Liberty Steel : Britischer Konkurrent will Stahlsparte von Thyssenkrupp kaufen
London/Essen Die goldenen Jahre der Essener „Stahlbarone“ sind lange vorbei, die Realität ist trist für den Konzern. Um Kasse zu machen, wurde schon Tafelsilber verkauft. Nun könnte das Stammgeschäft abgegeben werden: der Stahl.
Der angeschlagene Industriekonzern Thyssenkrupp hat ein Angebot des Wettbewerbers Liberty Steel zum Kauf seines Stahlgeschäfts erhalten. Es gebe viel Potenzial, da sich die Unternehmen gut ergänzten, begründete der britische Konzern seine Offerte am Freitag in London. Eine mögliche Kaufsumme wurde nicht genannt. Zuvor hatte der „Spiegel“ berichtet.
Liberty Steel beschäftigt nach eigenen Angaben rund 30 000 Menschen und ist in zehn Staaten aktiv - in Europa, Australien, den USA und China. Der Jahresumsatz lag zuletzt bei umgerechnet rund 13 Milliarden Euro. Zum Vergleich: Thyssenkrupps Stahlsparte kam im Geschäftsjahr 2018/19 auf rund neun Milliarden Euro Umsatz. Derzeit hat der Bereich 27 000 Mitarbeiter, das ist etwa ein Viertel des Gesamtkonzerns (106 000).
„Wir haben heute ein indikatives Angebot für einen Erwerb des Stahlgeschäfts erhalten“, hieß es von Thyssenkrupp. Das Angebot werde sorgfältig geprüft. Die Gespräche mit anderen potenziellen Partnern würden fortsetzen. „Unser Ziel ist es, das Stahlgeschäft nachhaltig zukunftsfähig zu machen. Es kommt für uns darauf an, dafür die beste Lösung zu finden.“
Der Hintergrund des Angebots: Thyssenkrupp steckt in einer schweren Krise. Das Traditionsunternehmen schreibt beim Stahl tiefrote Zahlen. Allein in den ersten neun Monaten des laufenden Geschäftsjahres lief ein operativer Verlust von 841 Millionen Euro auf. Das bereinigte Ebit (Ergebnis vor Zinsen und Steuern) betrug minus 706 Millionen Euro - die Differenz beider Werte ist auf Rückstellungen für die Restrukturierung der Stahlsparte zurückzuführen. Überkapazitäten auf den Stahlmärkten sowie ein Nachfrageeinbruch drücken aufs Geschäft. Zudem sind Milliardeninvestitionen in klimaschonende Produktion nötig.

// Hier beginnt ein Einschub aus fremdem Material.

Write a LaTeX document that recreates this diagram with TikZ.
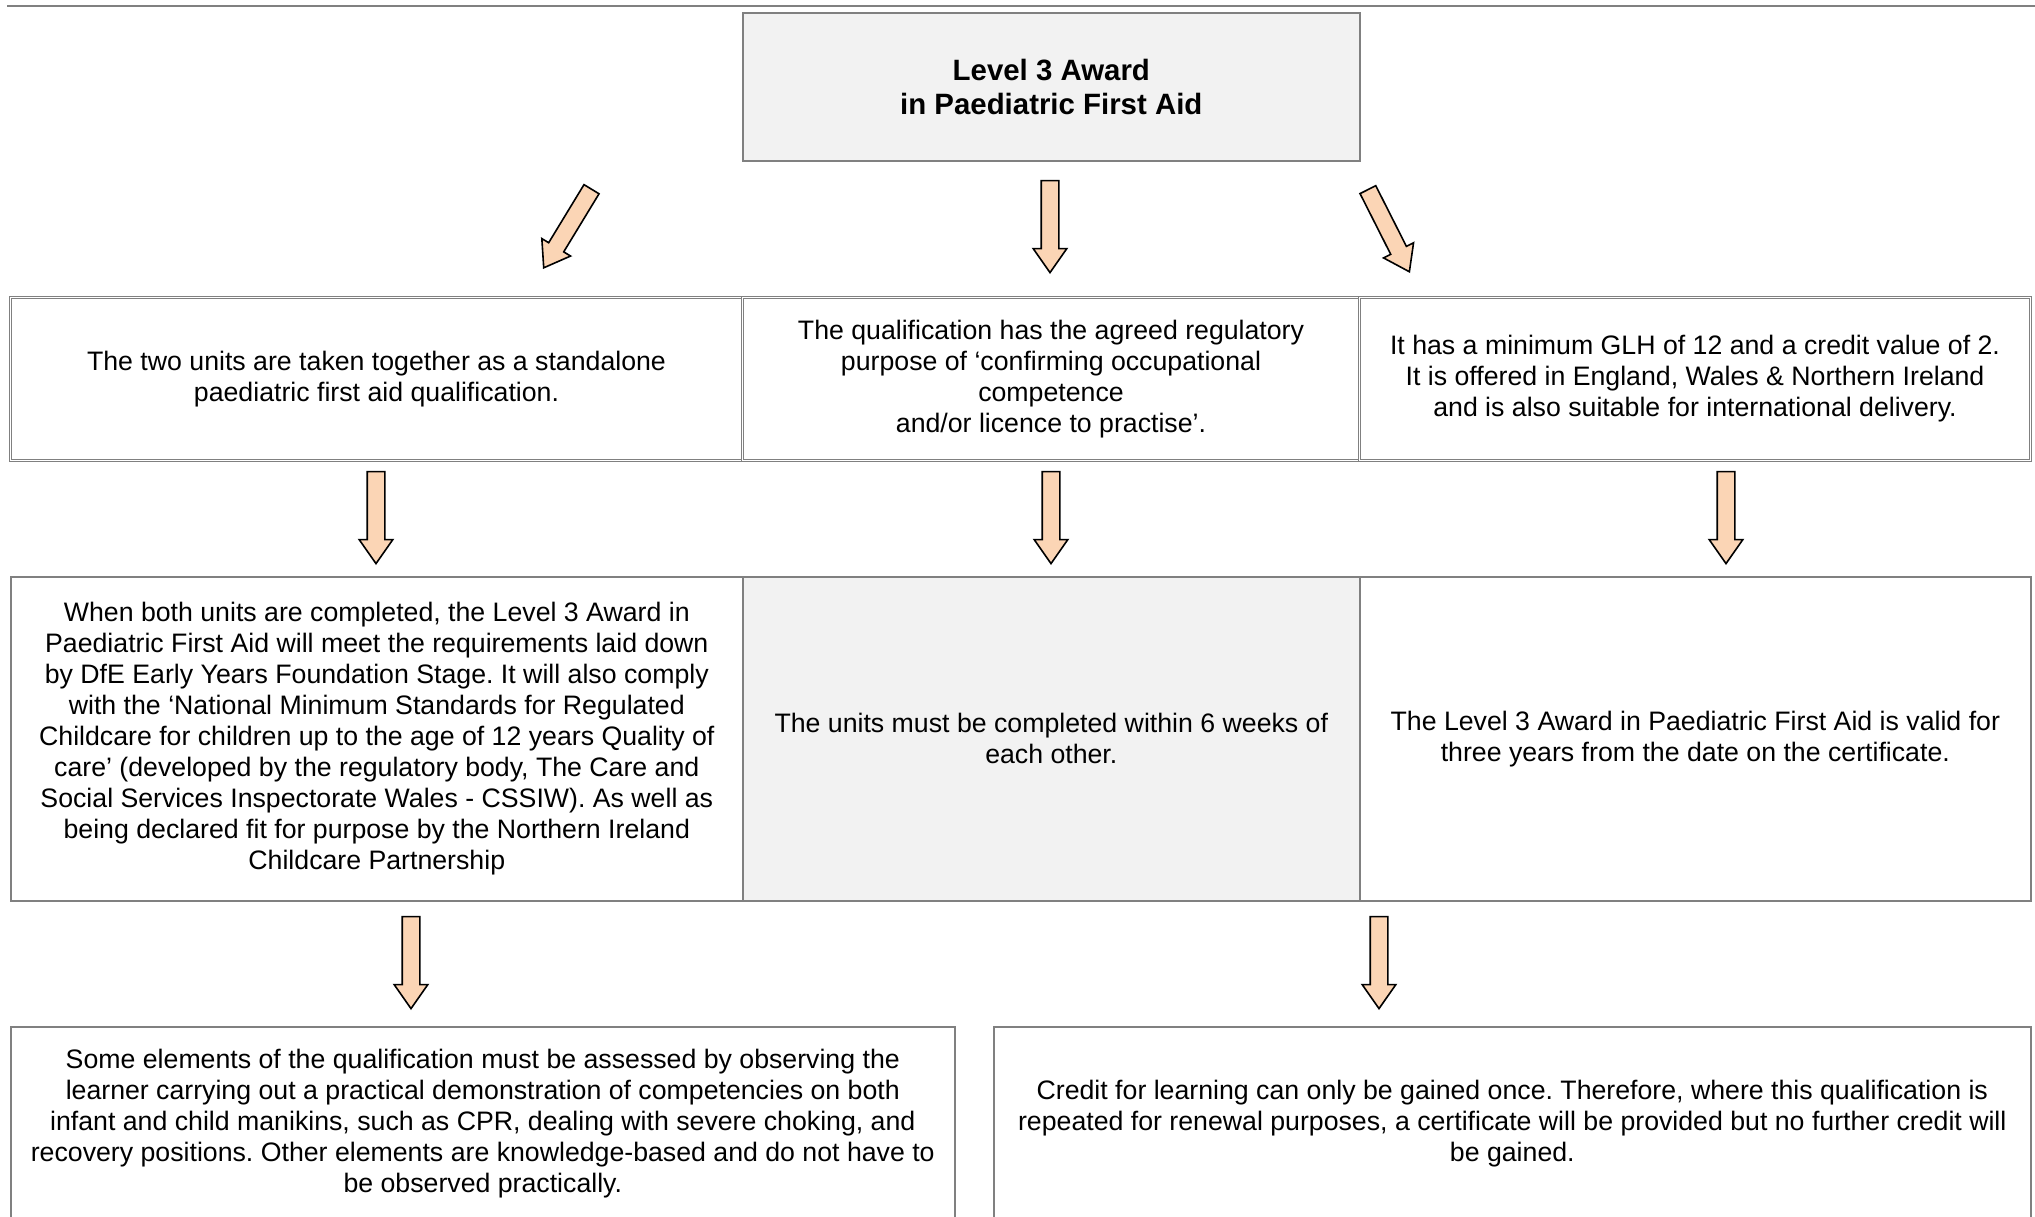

Im Juli hatten die Essener die Aufzugssparte für gut 17 Milliarden Euro an Finanzinvestoren verkauft und sich finanziell Luft verschafft. Thyssenkrupp braucht seit Jahren Geld, um den Konzernumbau zu stemmen und Schulden zu senken. Die Corona-Krise macht den Essenern bei den ursprünglichen Plänen jedoch einen Strich durch die Rechnung, in diesem Geschäftsjahr erwarten sie einen Milliardenverlust.